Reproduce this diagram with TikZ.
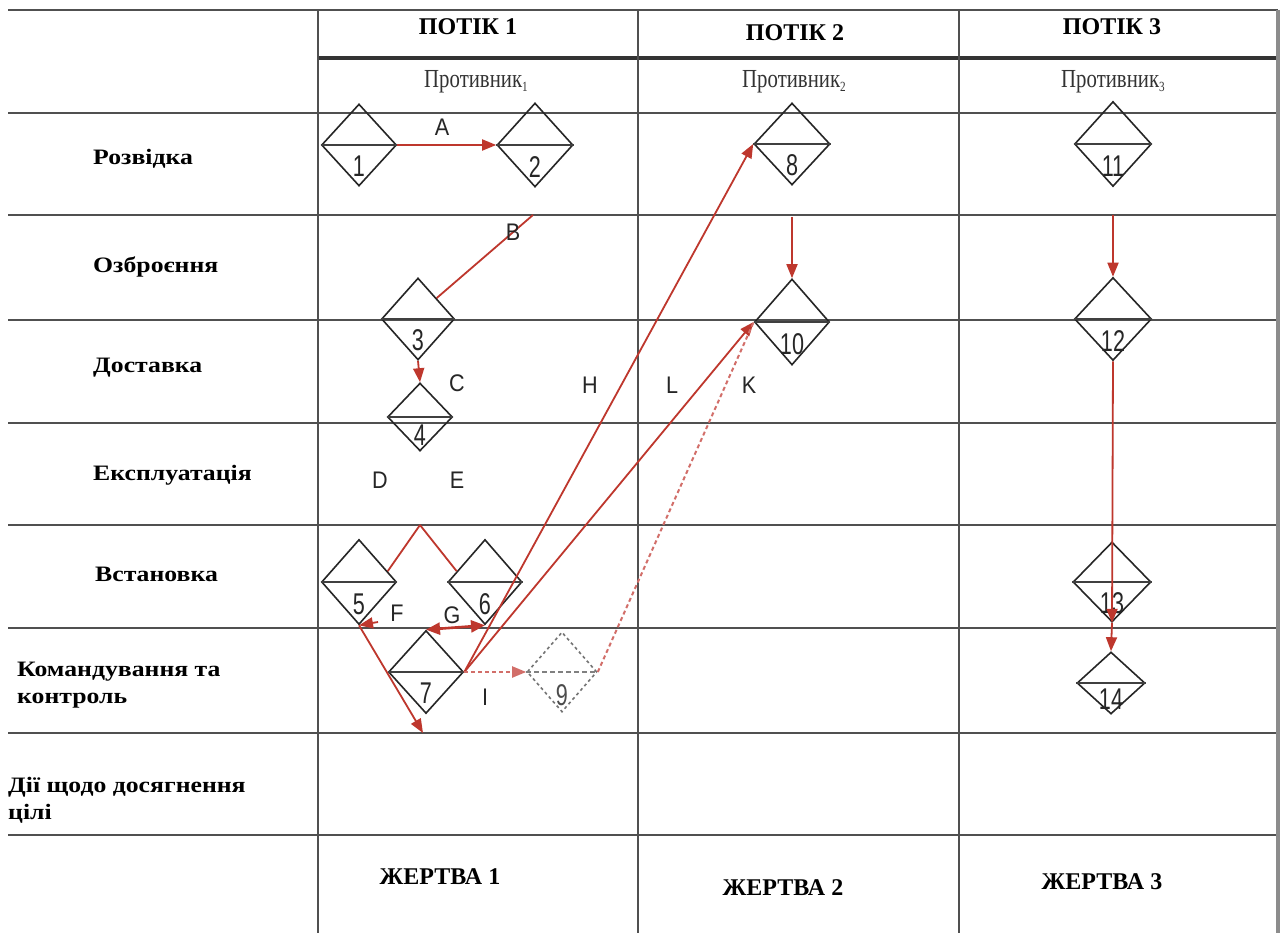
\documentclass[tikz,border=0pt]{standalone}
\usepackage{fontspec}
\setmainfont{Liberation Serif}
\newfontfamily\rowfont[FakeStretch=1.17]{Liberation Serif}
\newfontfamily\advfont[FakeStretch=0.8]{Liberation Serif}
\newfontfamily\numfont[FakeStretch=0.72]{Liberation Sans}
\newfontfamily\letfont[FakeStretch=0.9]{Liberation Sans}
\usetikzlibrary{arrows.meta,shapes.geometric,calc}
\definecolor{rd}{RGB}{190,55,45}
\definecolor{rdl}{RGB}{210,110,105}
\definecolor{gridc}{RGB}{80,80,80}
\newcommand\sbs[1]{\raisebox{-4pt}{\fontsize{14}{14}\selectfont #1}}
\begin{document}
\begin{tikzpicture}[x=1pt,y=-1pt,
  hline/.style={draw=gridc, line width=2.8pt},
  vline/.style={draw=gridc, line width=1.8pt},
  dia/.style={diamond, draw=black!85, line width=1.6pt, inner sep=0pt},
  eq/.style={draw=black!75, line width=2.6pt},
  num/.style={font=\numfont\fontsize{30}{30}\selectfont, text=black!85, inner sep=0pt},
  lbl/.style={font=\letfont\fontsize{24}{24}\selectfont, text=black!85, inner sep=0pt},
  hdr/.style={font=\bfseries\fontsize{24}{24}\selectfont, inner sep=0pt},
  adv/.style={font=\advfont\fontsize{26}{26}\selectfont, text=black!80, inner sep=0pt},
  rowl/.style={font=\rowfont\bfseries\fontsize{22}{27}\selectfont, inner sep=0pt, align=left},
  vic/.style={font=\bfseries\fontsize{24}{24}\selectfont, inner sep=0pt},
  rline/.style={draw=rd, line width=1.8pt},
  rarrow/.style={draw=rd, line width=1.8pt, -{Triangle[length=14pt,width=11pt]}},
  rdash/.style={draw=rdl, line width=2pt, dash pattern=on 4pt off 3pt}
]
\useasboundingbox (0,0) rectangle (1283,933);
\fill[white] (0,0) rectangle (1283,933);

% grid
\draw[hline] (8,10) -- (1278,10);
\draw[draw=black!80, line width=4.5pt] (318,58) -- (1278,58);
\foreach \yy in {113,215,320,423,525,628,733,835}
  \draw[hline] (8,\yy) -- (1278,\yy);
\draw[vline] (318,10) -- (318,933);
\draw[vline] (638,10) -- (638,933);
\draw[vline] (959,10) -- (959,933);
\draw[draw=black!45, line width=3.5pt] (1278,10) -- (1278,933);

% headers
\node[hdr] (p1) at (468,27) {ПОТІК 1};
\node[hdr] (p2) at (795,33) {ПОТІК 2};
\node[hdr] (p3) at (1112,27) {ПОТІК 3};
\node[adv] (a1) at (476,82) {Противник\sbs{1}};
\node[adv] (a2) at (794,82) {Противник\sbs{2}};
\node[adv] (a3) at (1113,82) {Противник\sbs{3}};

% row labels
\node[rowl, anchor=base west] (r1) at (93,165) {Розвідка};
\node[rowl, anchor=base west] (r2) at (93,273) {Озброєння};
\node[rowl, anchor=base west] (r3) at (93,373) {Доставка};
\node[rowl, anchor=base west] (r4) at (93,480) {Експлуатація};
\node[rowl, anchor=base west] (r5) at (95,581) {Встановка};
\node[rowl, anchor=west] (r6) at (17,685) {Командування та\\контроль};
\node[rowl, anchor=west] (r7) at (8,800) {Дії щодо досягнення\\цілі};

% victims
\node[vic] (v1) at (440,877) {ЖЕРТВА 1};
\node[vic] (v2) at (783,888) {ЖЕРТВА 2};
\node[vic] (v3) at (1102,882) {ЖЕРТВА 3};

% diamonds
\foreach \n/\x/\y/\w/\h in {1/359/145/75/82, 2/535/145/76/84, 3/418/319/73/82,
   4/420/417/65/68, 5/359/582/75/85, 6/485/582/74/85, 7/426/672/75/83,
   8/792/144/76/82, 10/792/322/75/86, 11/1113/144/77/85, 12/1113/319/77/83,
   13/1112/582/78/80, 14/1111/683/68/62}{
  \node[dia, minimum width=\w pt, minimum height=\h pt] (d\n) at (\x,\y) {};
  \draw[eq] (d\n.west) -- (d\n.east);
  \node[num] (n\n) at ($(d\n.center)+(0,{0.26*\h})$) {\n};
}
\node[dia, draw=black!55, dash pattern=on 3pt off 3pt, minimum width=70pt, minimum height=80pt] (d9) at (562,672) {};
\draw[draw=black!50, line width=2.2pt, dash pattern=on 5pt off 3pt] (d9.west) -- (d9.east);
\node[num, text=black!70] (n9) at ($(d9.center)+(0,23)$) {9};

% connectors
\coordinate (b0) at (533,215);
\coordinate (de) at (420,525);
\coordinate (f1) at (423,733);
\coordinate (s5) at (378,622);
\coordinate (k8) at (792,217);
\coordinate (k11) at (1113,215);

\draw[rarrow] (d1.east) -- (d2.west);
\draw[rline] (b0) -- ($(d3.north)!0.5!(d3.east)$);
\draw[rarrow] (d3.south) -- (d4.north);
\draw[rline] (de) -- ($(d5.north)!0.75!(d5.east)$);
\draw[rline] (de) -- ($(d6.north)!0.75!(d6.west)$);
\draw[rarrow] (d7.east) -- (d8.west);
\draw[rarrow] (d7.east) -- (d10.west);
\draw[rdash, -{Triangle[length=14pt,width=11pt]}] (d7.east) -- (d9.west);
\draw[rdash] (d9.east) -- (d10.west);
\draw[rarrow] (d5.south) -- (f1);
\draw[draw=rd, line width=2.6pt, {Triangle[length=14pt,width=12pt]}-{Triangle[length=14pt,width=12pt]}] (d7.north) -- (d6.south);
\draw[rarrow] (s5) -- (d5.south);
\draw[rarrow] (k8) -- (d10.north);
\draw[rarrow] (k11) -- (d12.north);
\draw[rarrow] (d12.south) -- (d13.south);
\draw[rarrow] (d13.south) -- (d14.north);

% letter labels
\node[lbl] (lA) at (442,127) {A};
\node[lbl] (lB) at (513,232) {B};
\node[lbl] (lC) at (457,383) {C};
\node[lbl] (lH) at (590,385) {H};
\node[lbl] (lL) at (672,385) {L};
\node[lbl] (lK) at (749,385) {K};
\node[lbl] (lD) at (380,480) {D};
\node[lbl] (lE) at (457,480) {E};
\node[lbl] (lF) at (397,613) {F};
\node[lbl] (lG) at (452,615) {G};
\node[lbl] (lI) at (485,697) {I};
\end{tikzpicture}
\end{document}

:::

Repeat the full listing above exactly, with no pictures in the copy.

Reproduce this diagram with TikZ.
\documentclass[tikz,border=0pt]{standalone}
\usepackage{fontspec}
\setmainfont{Liberation Serif}
\newfontfamily\rowfont[FakeStretch=1.17]{Liberation Serif}
\newfontfamily\advfont[FakeStretch=0.8]{Liberation Serif}
\newfontfamily\numfont[FakeStretch=0.72]{Liberation Sans}
\newfontfamily\letfont[FakeStretch=0.9]{Liberation Sans}
\usetikzlibrary{arrows.meta,shapes.geometric,calc}
\definecolor{rd}{RGB}{190,55,45}
\definecolor{rdl}{RGB}{210,110,105}
\definecolor{gridc}{RGB}{80,80,80}
\newcommand\sbs[1]{\raisebox{-4pt}{\fontsize{14}{14}\selectfont #1}}
\begin{document}
\begin{tikzpicture}[x=1pt,y=-1pt,
  hline/.style={draw=gridc, line width=2.8pt},
  vline/.style={draw=gridc, line width=1.8pt},
  dia/.style={diamond, draw=black!85, line width=1.6pt, inner sep=0pt},
  eq/.style={draw=black!75, line width=2.6pt},
  num/.style={font=\numfont\fontsize{30}{30}\selectfont, text=black!85, inner sep=0pt},
  lbl/.style={font=\letfont\fontsize{24}{24}\selectfont, text=black!85, inner sep=0pt},
  hdr/.style={font=\bfseries\fontsize{24}{24}\selectfont, inner sep=0pt},
  adv/.style={font=\advfont\fontsize{26}{26}\selectfont, text=black!80, inner sep=0pt},
  rowl/.style={font=\rowfont\bfseries\fontsize{22}{27}\selectfont, inner sep=0pt, align=left},
  vic/.style={font=\bfseries\fontsize{24}{24}\selectfont, inner sep=0pt},
  rline/.style={draw=rd, line width=1.8pt},
  rarrow/.style={draw=rd, line width=1.8pt, -{Triangle[length=14pt,width=11pt]}},
  rdash/.style={draw=rdl, line width=2pt, dash pattern=on 4pt off 3pt}
]
\useasboundingbox (0,0) rectangle (1283,933);
\fill[white] (0,0) rectangle (1283,933);

% grid
\draw[hline] (8,10) -- (1278,10);
\draw[draw=black!80, line width=4.5pt] (318,58) -- (1278,58);
\foreach \yy in {113,215,320,423,525,628,733,835}
  \draw[hline] (8,\yy) -- (1278,\yy);
\draw[vline] (318,10) -- (318,933);
\draw[vline] (638,10) -- (638,933);
\draw[vline] (959,10) -- (959,933);
\draw[draw=black!45, line width=3.5pt] (1278,10) -- (1278,933);

% headers
\node[hdr] (p1) at (468,27) {ПОТІК 1};
\node[hdr] (p2) at (795,33) {ПОТІК 2};
\node[hdr] (p3) at (1112,27) {ПОТІК 3};
\node[adv] (a1) at (476,82) {Противник\sbs{1}};
\node[adv] (a2) at (794,82) {Противник\sbs{2}};
\node[adv] (a3) at (1113,82) {Противник\sbs{3}};

% row labels
\node[rowl, anchor=base west] (r1) at (93,165) {Розвідка};
\node[rowl, anchor=base west] (r2) at (93,273) {Озброєння};
\node[rowl, anchor=base west] (r3) at (93,373) {Доставка};
\node[rowl, anchor=base west] (r4) at (93,480) {Експлуатація};
\node[rowl, anchor=base west] (r5) at (95,581) {Встановка};
\node[rowl, anchor=west] (r6) at (17,685) {Командування та\\контроль};
\node[rowl, anchor=west] (r7) at (8,800) {Дії щодо досягнення\\цілі};

% victims
\node[vic] (v1) at (440,877) {ЖЕРТВА 1};
\node[vic] (v2) at (783,888) {ЖЕРТВА 2};
\node[vic] (v3) at (1102,882) {ЖЕРТВА 3};

% diamonds
\foreach \n/\x/\y/\w/\h in {1/359/145/75/82, 2/535/145/76/84, 3/418/319/73/82,
   4/420/417/65/68, 5/359/582/75/85, 6/485/582/74/85, 7/426/672/75/83,
   8/792/144/76/82, 10/792/322/75/86, 11/1113/144/77/85, 12/1113/319/77/83,
   13/1112/582/78/80, 14/1111/683/68/62}{
  \node[dia, minimum width=\w pt, minimum height=\h pt] (d\n) at (\x,\y) {};
  \draw[eq] (d\n.west) -- (d\n.east);
  \node[num] (n\n) at ($(d\n.center)+(0,{0.26*\h})$) {\n};
}
\node[dia, draw=black!55, dash pattern=on 3pt off 3pt, minimum width=70pt, minimum height=80pt] (d9) at (562,672) {};
\draw[draw=black!50, line width=2.2pt, dash pattern=on 5pt off 3pt] (d9.west) -- (d9.east);
\node[num, text=black!70] (n9) at ($(d9.center)+(0,23)$) {9};

% connectors
\coordinate (b0) at (533,215);
\coordinate (de) at (420,525);
\coordinate (f1) at (423,733);
\coordinate (s5) at (378,622);
\coordinate (k8) at (792,217);
\coordinate (k11) at (1113,215);

\draw[rarrow] (d1.east) -- (d2.west);
\draw[rline] (b0) -- ($(d3.north)!0.5!(d3.east)$);
\draw[rarrow] (d3.south) -- (d4.north);
\draw[rline] (de) -- ($(d5.north)!0.75!(d5.east)$);
\draw[rline] (de) -- ($(d6.north)!0.75!(d6.west)$);
\draw[rarrow] (d7.east) -- (d8.west);
\draw[rarrow] (d7.east) -- (d10.west);
\draw[rdash, -{Triangle[length=14pt,width=11pt]}] (d7.east) -- (d9.west);
\draw[rdash] (d9.east) -- (d10.west);
\draw[rarrow] (d5.south) -- (f1);
\draw[draw=rd, line width=2.6pt, {Triangle[length=14pt,width=12pt]}-{Triangle[length=14pt,width=12pt]}] (d7.north) -- (d6.south);
\draw[rarrow] (s5) -- (d5.south);
\draw[rarrow] (k8) -- (d10.north);
\draw[rarrow] (k11) -- (d12.north);
\draw[rarrow] (d12.south) -- (d13.south);
\draw[rarrow] (d13.south) -- (d14.north);

% letter labels
\node[lbl] (lA) at (442,127) {A};
\node[lbl] (lB) at (513,232) {B};
\node[lbl] (lC) at (457,383) {C};
\node[lbl] (lH) at (590,385) {H};
\node[lbl] (lL) at (672,385) {L};
\node[lbl] (lK) at (749,385) {K};
\node[lbl] (lD) at (380,480) {D};
\node[lbl] (lE) at (457,480) {E};
\node[lbl] (lF) at (397,613) {F};
\node[lbl] (lG) at (452,615) {G};
\node[lbl] (lI) at (485,697) {I};
\end{tikzpicture}
\end{document}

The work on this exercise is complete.